A reader helps put the current outcry from the left in some context:
I'm not sure what to make of you saying "what if Obama doesn't get re-elected?" in relation to the revenue trigger. His re-election is incidental. The Bush tax cuts expire three weeks before his first term ends. And campaigning on that one is fairly simple: he can say he wants higher taxes on the top bracket, but wants to cut a deal to keep tax breaks for the middle class. Populism 101.
To be clear, this isn't "the long game" in action. This is simply round one of a new fight on an old topic. The Democrats and Obama got rolled on this deal (round one), but that's what happens when you're the adults in the room and the opposing party is run by nihilists. Round two plays out with the commission. Round three is the 2012 elections and the Bush tax cuts. And it probably goes a few more rounds, regardless of who wins in 2012.
The major concession on the right is to put defense on the table. This strikes me as, in fact, the most significant part of the deal. It appears to have been weakened at the last minute to include the entire security budget; but it reveals a big shift in Republican attitudes. Finally, the always-expanding, always-pre-eminent Pentagon will not be immune from the new austerity. "If no new taxes, then serious defense cuts" is not that bad a bargain to be wrung from the opposition, given their manic state.
Is this better than revenue? Of course not. There's no way to resolve the underlying fiscal crisis without more revenue. But it shows that the current GOP has been forced to offer defense cuts as part of the "balance". It's still amazing that this one House has been able to hold the entire political and economic world hostage to their no-new-taxes ideology; but that is what happens when you win an election on exactly those terms, and then proceed as if you care not a whit about the stability of the US or global economy. And some movement on defense is something.
Remember: yes, no one has used the debt ceiling as blackmail before. It's deeply irresponsible. On the other hand, we've never dealt with this level of debt before since the Second World War. Paul Krugman may call the president a comedian, but Paul Krugman could not win a majority of this country on the position that we need more debt right now, rather than a trajectory for less; or that all the savings must come from new taxes. And even if there were such a majority, the mid-terms ruled that option out.

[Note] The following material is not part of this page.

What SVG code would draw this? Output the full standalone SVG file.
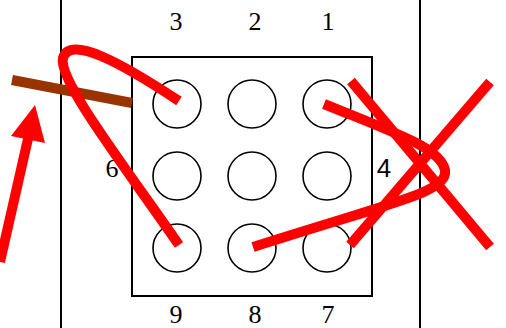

My hope is that the super-committee does produce some replica of Bowles-Simpson in terms of cuts and tax reform. Then the expiration of the Bush tax cuts does the rest. Obama runs as the president who alone can check the far right, while backing major deficit reduction. 1996, in other words, repeated. The wild card? We're about to have a re-run of 1996 with the growth and unemployment rate of 2011. That keeps history interesting, doesn't it?